___ EXERCISE MATERIAL

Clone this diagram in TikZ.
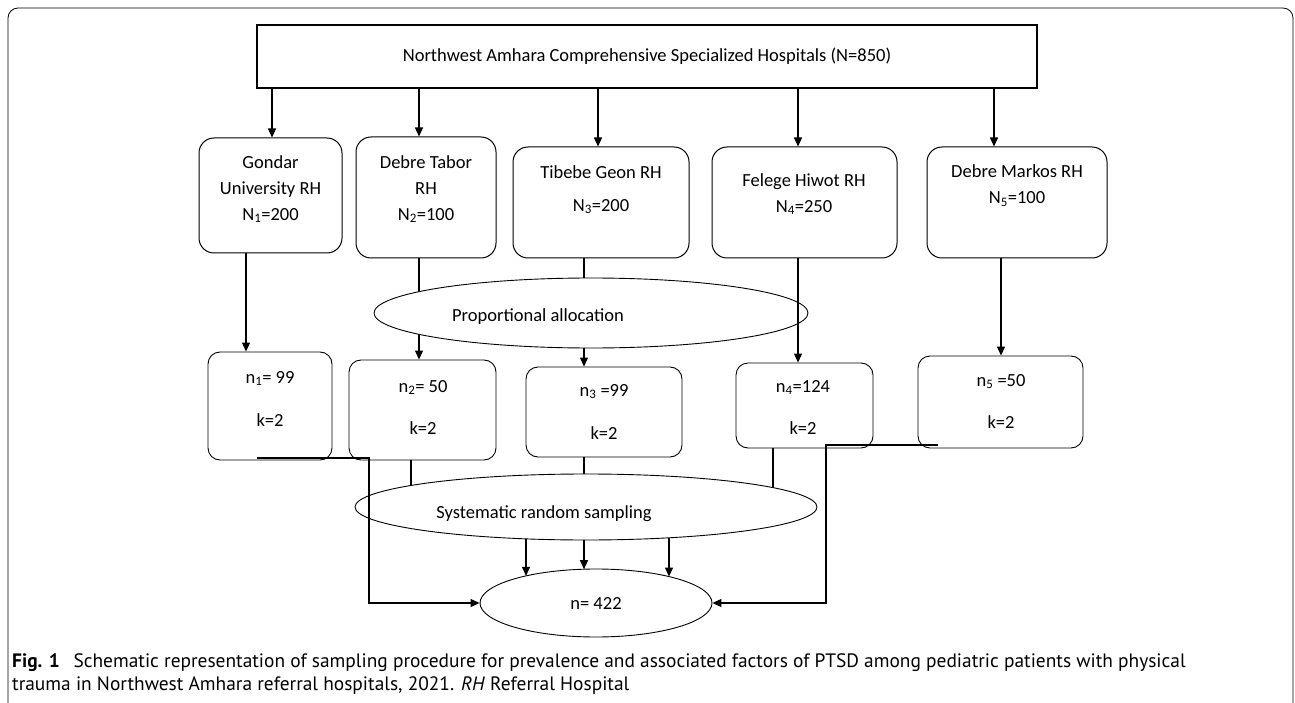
\documentclass[tikz,border=0pt]{standalone}
\usepackage{fontspec}
\setmainfont{Carlito}
\newfontfamily\capfont{PT Sans}
\usetikzlibrary{arrows.meta,shapes.geometric}
\begin{document}
\begin{tikzpicture}[x=1pt,y=-1pt,
  topbox/.style={draw, line width=1.6pt, inner sep=0pt},
  hbox/.style={draw, rounded corners=15pt, line width=1pt, inner sep=0pt},
  sbox/.style={draw, rounded corners=12pt, line width=0.9pt, inner sep=0pt},
  oval/.style={draw, ellipse, inner sep=0pt, line width=0.9pt},
  txt/.style={font=\fontsize{18.5}{26}\selectfont, align=center, inner sep=0pt},
  captxt/.style={font=\capfont\fontsize{19.4}{23}\selectfont, anchor=west, inner sep=0pt},
  arr/.style={line width=1.1pt, -{Triangle[length=9pt,width=8pt]}},
  ln/.style={line width=1.1pt}]
\useasboundingbox (0,0) rectangle (1295,703);
\fill[white] (0,0) rectangle (1295,703);
\draw[line width=0.8pt, rounded corners=10pt] (8,730) -- (8,8) -- (1293,8) -- (1293,730);

% top box
\node[topbox, minimum width=780pt, minimum height=63pt] (top) at (647,56.5) {};
\node[txt] (toptxt) at (647,56) {Northwest Amhara Comprehensive Specialized Hospitals (N=850)};

% hospital boxes
\node[hbox, minimum width=143pt, minimum height=115pt] (gu) at (270.5,195.5) {};
\node[hbox, minimum width=140pt, minimum height=121pt] (dt) at (426,197.5) {};
\node[hbox, minimum width=176pt, minimum height=111pt] (tg) at (601,202.5) {};
\node[hbox, minimum width=185pt, minimum height=111pt] (fh) at (804.5,202.5) {};
\node[hbox, minimum width=180pt, minimum height=111pt] (dm) at (1017,202.5) {};
\node[txt] (gut) at (270.5,189) {Gondar\\University RH\\N\textsubscript{1}=200};
\node[txt] (dtt) at (426,189) {Debre Tabor\\RH\\N\textsubscript{2}=100};
\node[txt, font=\fontsize{18.5}{33}\selectfont] (tgt) at (601,189.5) {Tibebe Geon RH\\N\textsubscript{3}=200};
\node[txt] (fht) at (804,194) {Felege Hiwot RH\\N\textsubscript{4}=250};
\node[txt] (dmt) at (1017,185.5) {Debre Markos RH\\N\textsubscript{5}=100};

% proportional allocation
\node[oval, minimum width=434pt, minimum height=70pt] (prop) at (591,313) {};
\node[txt] (propt) at (538,317) {Proportional allocation};

% sample boxes
\node[sbox, minimum width=124pt, minimum height=108pt] (n1) at (270,406) {};
\node[sbox, minimum width=147pt, minimum height=100pt] (n2) at (422.5,410) {};
\node[sbox, minimum width=156pt, minimum height=90pt] (n3) at (604,412) {};
\node[sbox, minimum width=137pt, minimum height=85pt] (n4) at (804.5,405.5) {};
\node[sbox, minimum width=165pt, minimum height=92pt] (n5) at (1000.5,402) {};
\node[txt, font=\fontsize{18.5}{43}\selectfont] (n1t) at (270,398.5) {n\textsubscript{1}= 99\\k=2};
\node[txt, font=\fontsize{18.5}{42}\selectfont] (n2t) at (423,407) {n\textsubscript{2}= 50\\k=2};
\node[txt, font=\fontsize{18.5}{43}\selectfont] (n3t) at (604,411.5) {n\textsubscript{3} =99\\k=2};
\node[txt, font=\fontsize{18.5}{42}\selectfont] (n4t) at (803,407) {n\textsubscript{4}=124\\k=2};
\node[txt, font=\fontsize{18.5}{42}\selectfont] (n5t) at (1001,401) {n\textsubscript{5} =50\\k=2};

% systematic sampling and total
\node[oval, minimum width=462pt, minimum height=66pt] (sys) at (586,507) {};
\node[txt] (syst) at (544,514) {Systematic random sampling};
\node[oval, minimum width=232pt, minimum height=68pt] (tot) at (596,603) {};
\node[txt] (tott) at (596,603) {n= 422};

% ellipse boundary points
\coordinate (p1a) at (419,291.7);
\coordinate (p1b) at (419,334.3);
\coordinate (p2a) at (584,278);
\coordinate (p2b) at (584,348);
\coordinate (s1) at (411,485.5);
\coordinate (s2) at (584,474);
\coordinate (s3) at (773,487.6);
\coordinate (b1) at (526,538.9);
\coordinate (b2) at (584,540);
\coordinate (b3) at (669,537.8);
\coordinate (t1) at (526,575.9);
\coordinate (t2) at (584,569.2);
\coordinate (t3) at (669,576.6);
\coordinate (c1) at (257,458);
\coordinate (c5) at (938,445);

% top arrows
\draw[arr] ([xshift=1.5pt]gu.north |- top.south) -- ([xshift=1.5pt]gu.north);
\draw[arr] ([xshift=-7pt]dt.north |- top.south) -- ([xshift=-7pt]dt.north);
\draw[arr] ([xshift=-3pt]tg.north |- top.south) -- ([xshift=-3pt]tg.north);
\draw[arr] ([xshift=-6.5pt]fh.north |- top.south) -- ([xshift=-6.5pt]fh.north);
\draw[arr] ([xshift=-23pt]dm.north |- top.south) -- ([xshift=-23pt]dm.north);

% hospital to samples
\draw[arr] ([xshift=-24.5pt]gu.south) -- ([xshift=-24.5pt]gu.south |- n1.north);
\draw[ln] ([xshift=-7pt]dt.south) -- (p1a);
\draw[arr] (p1b) -- (p1b |- n2.north);
\draw[ln] ([xshift=-17pt]tg.south) -- (p2a);
\draw[arr] (p2b) -- (p2b |- n3.north);
\draw[arr] ([xshift=-6.5pt]fh.south) -- ([xshift=-6.5pt]fh.south |- n4.north);
\draw[arr] ([xshift=-16pt]dm.south) -- ([xshift=-16pt]dm.south |- n5.north);

% samples to systematic sampling
\draw[ln] ([xshift=-11.5pt]n2.south) -- (s1);
\draw[ln] ([xshift=-20pt]n3.south) -- (s2);
\draw[ln] ([xshift=-31.5pt]n4.south) -- (s3);
\draw[arr] (c1) -| ++(112,0) |- (tot.west);
\draw[arr] (c5) -| ++(-112,0) |- (tot.east);

% systematic to total
\draw[arr] (b1) -- (t1);
\draw[arr] (b2) -- (t2);
\draw[arr] (b3) -- (t3);

% caption
\node[captxt] (cap1) at (12,663) {\textbf{Fig. 1}\hspace{0.7em}Schematic representation of sampling procedure for prevalence and associated factors of PTSD among pediatric patients with physical};
\node[captxt] (cap2) at (12,686) {trauma in Northwest Amhara referral hospitals, 2021. \textit{RH} Referral Hospital};
\end{tikzpicture}
\end{document}
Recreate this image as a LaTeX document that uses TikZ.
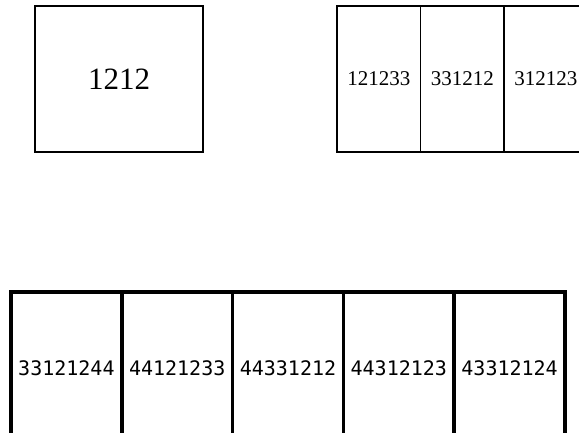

______

_AIM OF THE TASK:_
Find the lines containing "this" and list every one of them.

_EXERCISE ANSWER:_
Clone this diagram in TikZ.
Recreate this image as a LaTeX document that uses TikZ.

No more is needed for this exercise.